The most challenging construct is the let rec in construct which makes it possible to define and interpret recursive functions. And this is where my implementation is failing.

The operation semantics for the recursive function (from the book) are as follows -

$$ \frac{\left.e_{2} \text { [Function } x \rightarrow e_{1}\left[\left(\text { Function } x->\text { Let } \operatorname{Rec} f x=e_{1} \operatorname{In} f x\right) / f\right] / f\right] \Rightarrow v}{\text { Let } \operatorname{Rec} f x=e_{1} \operatorname{In} e_{2} \Rightarrow v} $$

The logic as far as I've understood is to unroll one layer of the recursion, wrap it in a function and substitute where the recursive call was being made.

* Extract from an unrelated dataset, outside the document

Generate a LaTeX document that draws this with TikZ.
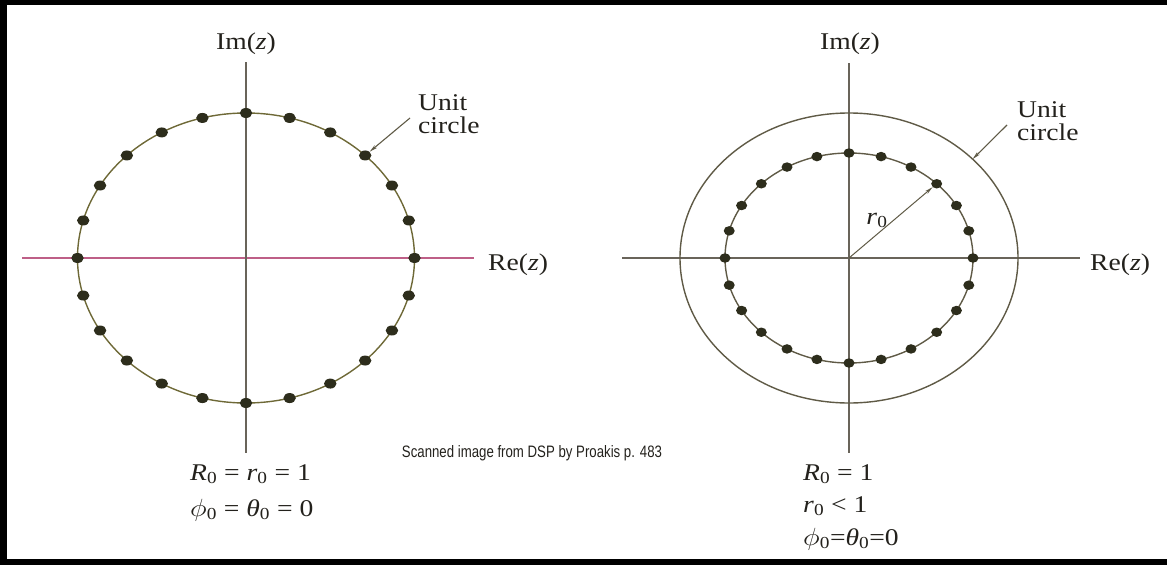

You might want to take a look at pg 17 - Substitution and pg 21 - Operational Semantics from the linked book to get more context.

I have a recursive summation function as defined below. For some reason, that I've failed to debug, the subtract operation is not being performed, because of which the termination condition is never being hit.

f(x) = if x == 0 then 1 else x + f(x - 1)

The code is at Main.hs, the relevant function are eval, sub and the recursive expression is sumToNExample. Relevant snippets given below.

sub :: Ident -> Expr -> Expr -> Expr
sub var@(Ident x) new e = case e of
      EApp ex ex' -> case ex of
        (EVal (VFunc x ex)) ->
          if x == var
            then -- if the function parameter is substituted
            -- the function body is now a closed expression
            -- and the function call can replaced by it's body
              sub var new ex
            else -- substitute variables in the function body and the
            -- expression being applied to the function
              EApp (EVal $ VFunc x (sub var new ex)) (sub var new ex')
        -- substitute variables in both expressions
        _ -> EApp (sub var new ex) (sub var new ex')
      ELetRecIn f x ex ex' ->
        if x == var
          then -- if variable is same as variable of let rec in
          -- then do not substitute it in expression body
          -- because they are bound to the parameter and
          -- are not free variables
            ELetRecIn f x ex (sub var new ex')
          else ELetRecIn f x (sub var new ex) (sub var new ex')


eval :: Expr -> Value
eval ex = case ex of
  ELetRecIn f x ex ex' ->
    let unroll = sub f (EVal $ VFunc x (ELetRecIn f x ex (EApp (EVal $ VVar f) (EVal $ VVar x)))) ex
    newFunc = EVal $ VFunc x unroll
        nextCall = sub f newFunc ex'
     in eval nextCall

This is not an assignment, I'm just self-learning. I've spent hours of head-scratching. So any help with where I might have gone wrong, or any tooling suggestions that make it easy to walk through each step of eval function will be helpful.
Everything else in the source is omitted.